Document version comparison is the process of identifying and displaying differences between two or more versions of the same document, including changes to text, formatting, and structure. For teams working with optical character recognition (OCR), especially those relying on advanced document parsing workflows, this process adds a distinct layer of complexity: OCR engines must accurately parse document content before any meaningful comparison can occur, and errors introduced during parsing—misread characters, broken table structures, or lost formatting—can carry forward into the comparison output, producing false positives or masking genuine changes.

Understanding how version comparison works, and how it fits into the broader landscape of best OCR software options, is essential for anyone responsible for document accuracy, compliance, or collaborative review.

What Document Version Comparison Actually Does

Document version comparison systematically identifies additions, deletions, and modifications between successive versions of the same document. It creates a structured record of how a document has changed over time, making it possible to trace edits, verify intent, and maintain accountability across review cycles.

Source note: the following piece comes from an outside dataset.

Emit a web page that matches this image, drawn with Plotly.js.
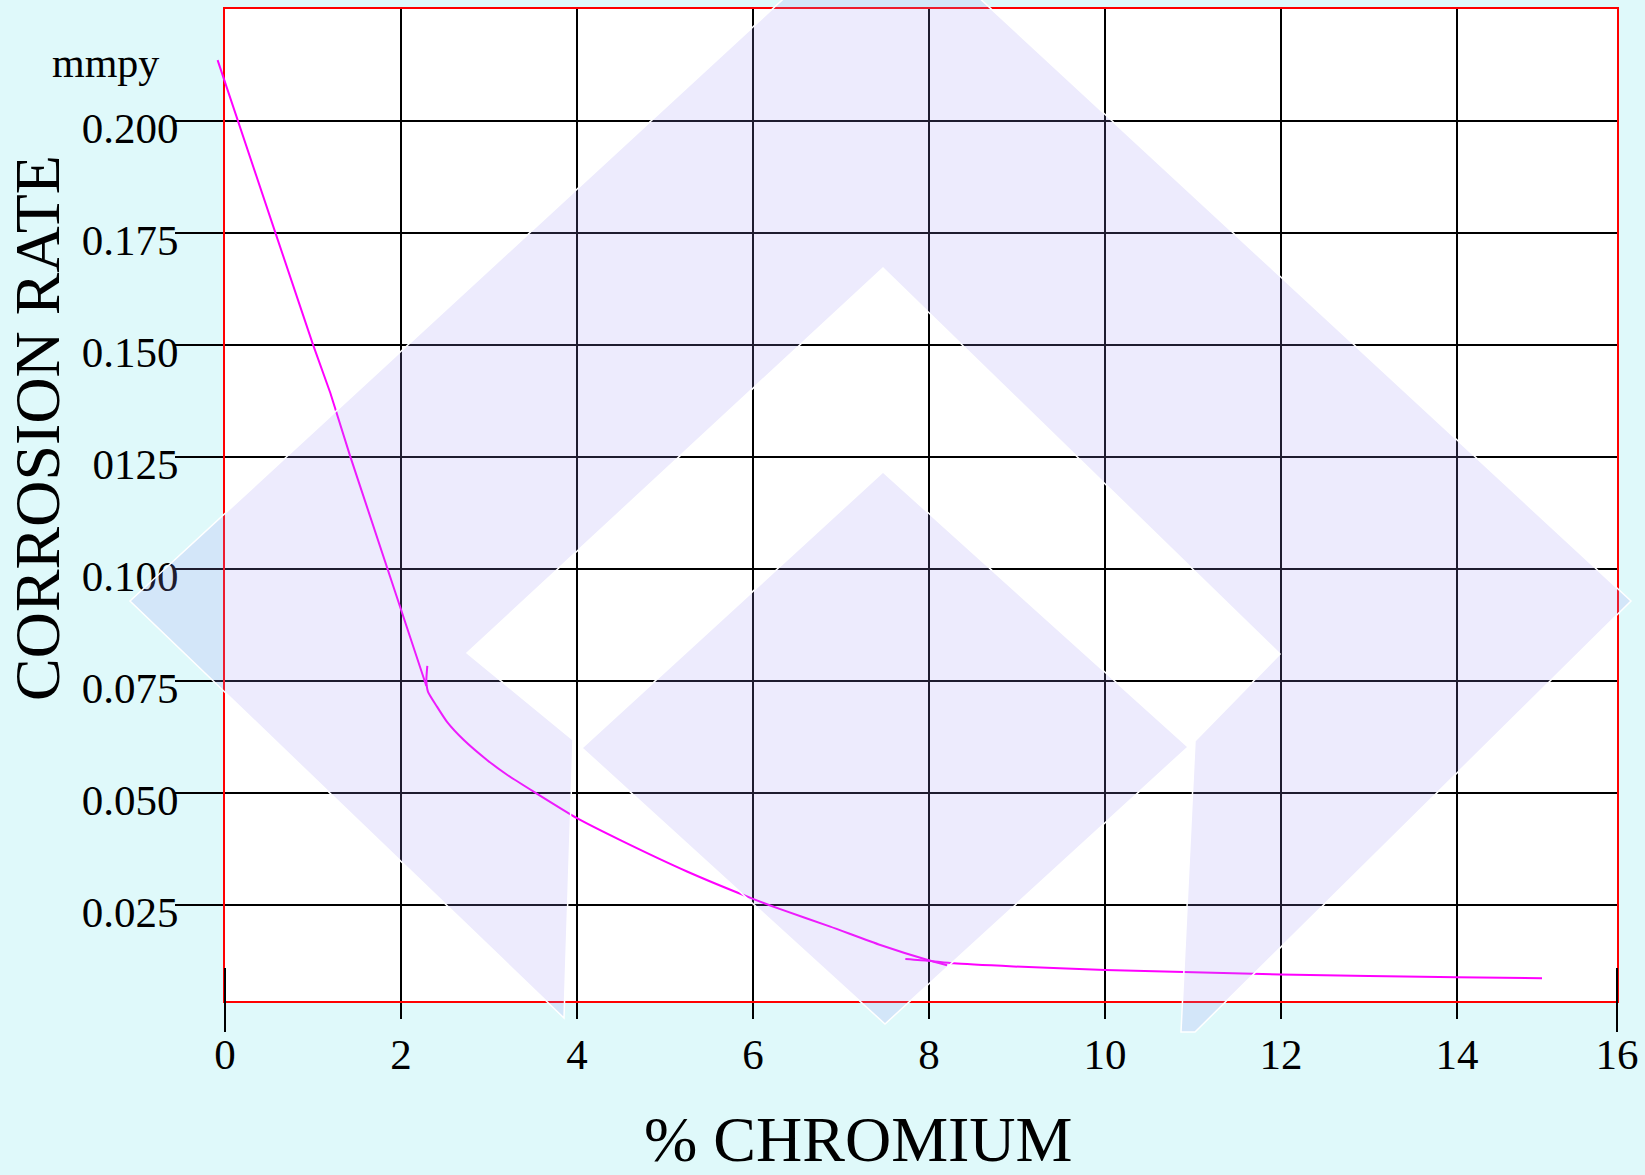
<!DOCTYPE html>
<html>
<head>
<meta charset="utf-8">
<script src="https://cdn.plot.ly/plotly-3.0.1.min.js"></script>
<style>
  html, body { margin: 0; padding: 0; background: #DFF9FA; }
  #chart { width: 1645px; height: 1175px; }
</style>
</head>
<body>
<div id="chart"></div>
<script>
// ---- data (x: % chromium, y: corrosion rate in mmpy) ----
const steepX = [-0.084, 0.143, 0.572, 1.000, 1.197, 1.424, 1.848, 2.276, 2.288];
const steepY = [0.2135, 0.2000, 0.1750, 0.1500, 0.1392, 0.1250, 0.1000, 0.0750, 0.0738];

const bendX = [2.299, 2.288, 2.307, 2.409, 2.523, 2.711, 2.977, 3.205, 3.526, 4.000,
               4.492, 5.250, 6.000, 6.310, 6.878, 7.447, 7.977, 8.205];
const bendY = [0.0783, 0.0750, 0.0725, 0.0692, 0.0658, 0.0618, 0.0573, 0.0540, 0.0500, 0.0443,
               0.0394, 0.0324, 0.0263, 0.0240, 0.0201, 0.0160, 0.0127, 0.0115];

const tailX = [7.731, 7.995, 8.280, 8.961, 10.003, 10.893, 11.995, 14.000, 14.966];
const tailY = [0.0129, 0.0125, 0.0119, 0.0112, 0.0104, 0.0100, 0.0094, 0.0088, 0.0086];

const xTickVals = [0, 2, 4, 6, 8, 10, 12, 14, 15.818];
const xTickText = ['0', '2', '4', '6', '8', '10', '12', '14', '16'];
const yTickVals = [0.025, 0.050, 0.075, 0.100, 0.125, 0.150, 0.175, 0.200];
const yTickText = ['0.025', '0.050', '0.075', '0.100', '0125', '0.150', '0.175', '0.200'];

const xTitle = '% CHROMIUM';
const yTitle = 'CORROSION RATE';
const yUnit = 'mmpy';

// ---- layout geometry ----
const W = 1645, H = 1175;
const M = { l: 200, r: 28, t: 9, b: 174 };   // paper area; the framed plot starts at 225px
const PW = W - M.l - M.r, PH = H - M.t - M.b;
const px = v => (v - M.l) / PW;          // figure pixel -> paper x
const py = v => (H - M.b - v) / PH;      // figure pixel -> paper y
const frameLeft = px(225);
const xRange = [0, 15.818];
const pxPerUnit = (W - M.r - 225) / (xRange[1] - xRange[0]);
const curveRange = [xRange[0] - (225 - M.l) / pxPerUnit, xRange[1]];  // lets the curve start left of the frame
const yRange = [0.0035, 0.2249];

// background watermark logo (figure pixel coordinates)
const logoBand = [[130,601],[882,-92],[1631,601],[1195,1032],[1181,1032],[1195,741],
                  [1280,654],[883,268],[467,653],[573,740],[564,1018]];
const logoCore = [[883,472],[1188,747],[885,1024],[582,748]];
const toPath = pts => 'M ' + pts.map(p => px(p[0]).toFixed(5) + ',' + py(p[1]).toFixed(5)).join(' L ') + ' Z';

const serif = 'Liberation Serif, Times New Roman, serif';
const lineStyle = { color: '#FF00FF', width: 2 };
const splineStyle = Object.assign({ shape: 'spline', smoothing: 0.5 }, lineStyle);

const traces = [
  { x: steepX, y: steepY, xaxis: 'x2', yaxis: 'y2', mode: 'lines', line: lineStyle, hoverinfo: 'skip', showlegend: false },
  { x: bendX, y: bendY, xaxis: 'x2', yaxis: 'y2', mode: 'lines', line: splineStyle, hoverinfo: 'skip', showlegend: false },
  { x: tailX, y: tailY, xaxis: 'x2', yaxis: 'y2', mode: 'lines', line: splineStyle, hoverinfo: 'skip', showlegend: false },
  // invisible anchor trace for the framed axes
  { x: [xRange[0]], y: [yRange[0]], xaxis: 'x', yaxis: 'y', mode: 'markers', marker: { opacity: 0 }, hoverinfo: 'skip', showlegend: false }
];

const logoFill = 'rgba(158,148,242,0.19)';
const tickFont = { family: serif, size: 43, color: '#000000' };

const layout = {
  width: W, height: H,
  margin: M,
  paper_bgcolor: '#DFF9FA',
  plot_bgcolor: 'rgba(0,0,0,0)',
  showlegend: false,
  xaxis: {
    domain: [frameLeft, 1],
    range: xRange,
    tickmode: 'array', tickvals: xTickVals, ticktext: xTickText,
    showgrid: true, gridcolor: '#000000', gridwidth: 2,
    ticks: 'outside', ticklen: 16, tickwidth: 2, tickcolor: '#000000',
    showline: true, linecolor: '#FF0000', linewidth: 2, mirror: true,
    zeroline: false,
    tickfont: tickFont,
    ticklabelstandoff: -2,
    automargin: false, fixedrange: true
  },
  yaxis: {
    domain: [0, 1],
    range: yRange,
    tickmode: 'array', tickvals: yTickVals, ticktext: yTickText,
    showgrid: true, gridcolor: '#000000', gridwidth: 2,
    ticks: 'outside', ticklen: 48, tickwidth: 2, tickcolor: '#000000',
    showline: true, linecolor: '#FF0000', linewidth: 2, mirror: true,
    zeroline: false,
    tickfont: tickFont,
    ticklabelshift: 7,
    ticklabelstandoff: -12,
    automargin: false, fixedrange: true
  },
  xaxis2: { domain: [0, 1], range: curveRange, anchor: 'y2', visible: false, showgrid: false, zeroline: false, fixedrange: true },
  yaxis2: { domain: [0, 1], range: yRange, anchor: 'x2', visible: false, showgrid: false, zeroline: false, fixedrange: true },
  shapes: [
    { type: 'rect', xref: 'paper', yref: 'paper', x0: frameLeft, x1: 1, y0: 0, y1: 1,
      fillcolor: '#FFFFFF', line: { width: 0 }, layer: 'below' },
    { type: 'path', xref: 'paper', yref: 'paper', path: toPath(logoBand), fillcolor: logoFill,
      line: { color: '#FFFFFF', width: 1.5 }, layer: 'above' },
    { type: 'path', xref: 'paper', yref: 'paper', path: toPath(logoCore), fillcolor: logoFill,
      line: { color: '#FFFFFF', width: 1.5 }, layer: 'above' },
    { type: 'line', xref: 'paper', yref: 'paper', x0: frameLeft, x1: frameLeft, y0: py(968), y1: py(1032),
      line: { color: '#000000', width: 2 }, layer: 'above' },
    { type: 'line', xref: 'paper', yref: 'paper', x0: 1, x1: 1, y0: py(968), y1: py(1032),
      line: { color: '#000000', width: 2 }, layer: 'above' }
  ],
  annotations: [
    { text: yUnit, xref: 'paper', yref: 'paper', x: px(105), y: py(63), showarrow: false,
      xanchor: 'center', yanchor: 'middle', font: { family: serif, size: 42, color: '#000000' } },
    { text: xTitle, xref: 'paper', yref: 'paper', x: px(858), y: py(1102), showarrow: false,
      xanchor: 'center', yanchor: 'top', font: { family: serif, size: 64, color: '#000000' } },
    { text: yTitle, xref: 'paper', yref: 'paper', x: px(37), y: py(428), showarrow: false,
      textangle: -90, xanchor: 'center', yanchor: 'middle', font: { family: serif, size: 64, color: '#000000' } }
  ]
};

Plotly.newPlot('chart', traces, layout, { displayModeBar: false, staticPlot: true });
</script>
</body>
</html>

This process is distinct from comparing two entirely different documents. Version comparison assumes a shared origin—the same document at different points in time—and focuses on surfacing the differences between those states rather than assessing overall similarity between unrelated files.

Why Version Comparison Matters

Version comparison is central to several critical workflows. It ensures that edits are intentional and that no unintended changes have slipped between drafts. It creates a traceable record of who changed what and when, supporting audit and governance requirements. And it allows multiple contributors to review, accept, or reject changes without losing the context of prior versions.

Professional Use Cases for Version Comparison

The following table maps professional use cases to the type of comparison activity involved and the primary goal each comparison is meant to achieve.

Use Case / Context	Type of Comparison Typically Performed	Primary Goal
Legal Contract Review	Clause-level text comparison, redline tracking	Identify unauthorized or unintended changes between negotiation drafts
Collaborative Business Reporting	Tracked editorial changes across contributor drafts	Reconcile edits and produce a single authoritative version
Regulatory Compliance Auditing	Structural and language-level diff against approved baseline	Verify that regulatory language has not been altered
Technical Documentation Updates	Structural diff of specifications, version-tagged releases	Confirm accuracy of updates and flag deprecated content
Academic or Publishing Manuscripts	Editorial markup and revision tracking	Manage peer review feedback and author revisions across drafts

Version comparison applies wherever document integrity, revision history, or collaborative editing is a priority. In legal environments, teams often evaluate specialized legal OCR software because contract review depends on detecting even minor wording changes across scanned drafts. The challenge is similar for forms, invoices, and other files that require reliable semi-structured document parsing before a comparison output can be trusted.

How Document Version Comparison Works

Document version comparison analyzes two document states—a baseline and a revised version—and surfaces every point at which they diverge. Both manual and automated approaches exist, and the choice between them depends on document volume, required precision, and available tooling.

What Automated Comparison Tools Detect

Automated comparison tools parse both document versions and perform a character-level, word-level, or structural analysis to identify the following:

Insertions: New text, images, or structural elements added in the revised version.
Deletions: Content present in the baseline that has been removed.
Formatting shifts: Changes to font, spacing, layout, or style that do not alter the underlying text.
Structural changes: Reordering of sections, changes to heading hierarchy, or modifications to table structure.

The granularity of detection varies by tool. Some tools operate at the word level, while others can detect individual character changes or metadata modifications. This becomes especially important when revisions occur inside tables, where accurate table extraction from documents can determine whether a tool surfaces real edits or merely exposes parsing mistakes.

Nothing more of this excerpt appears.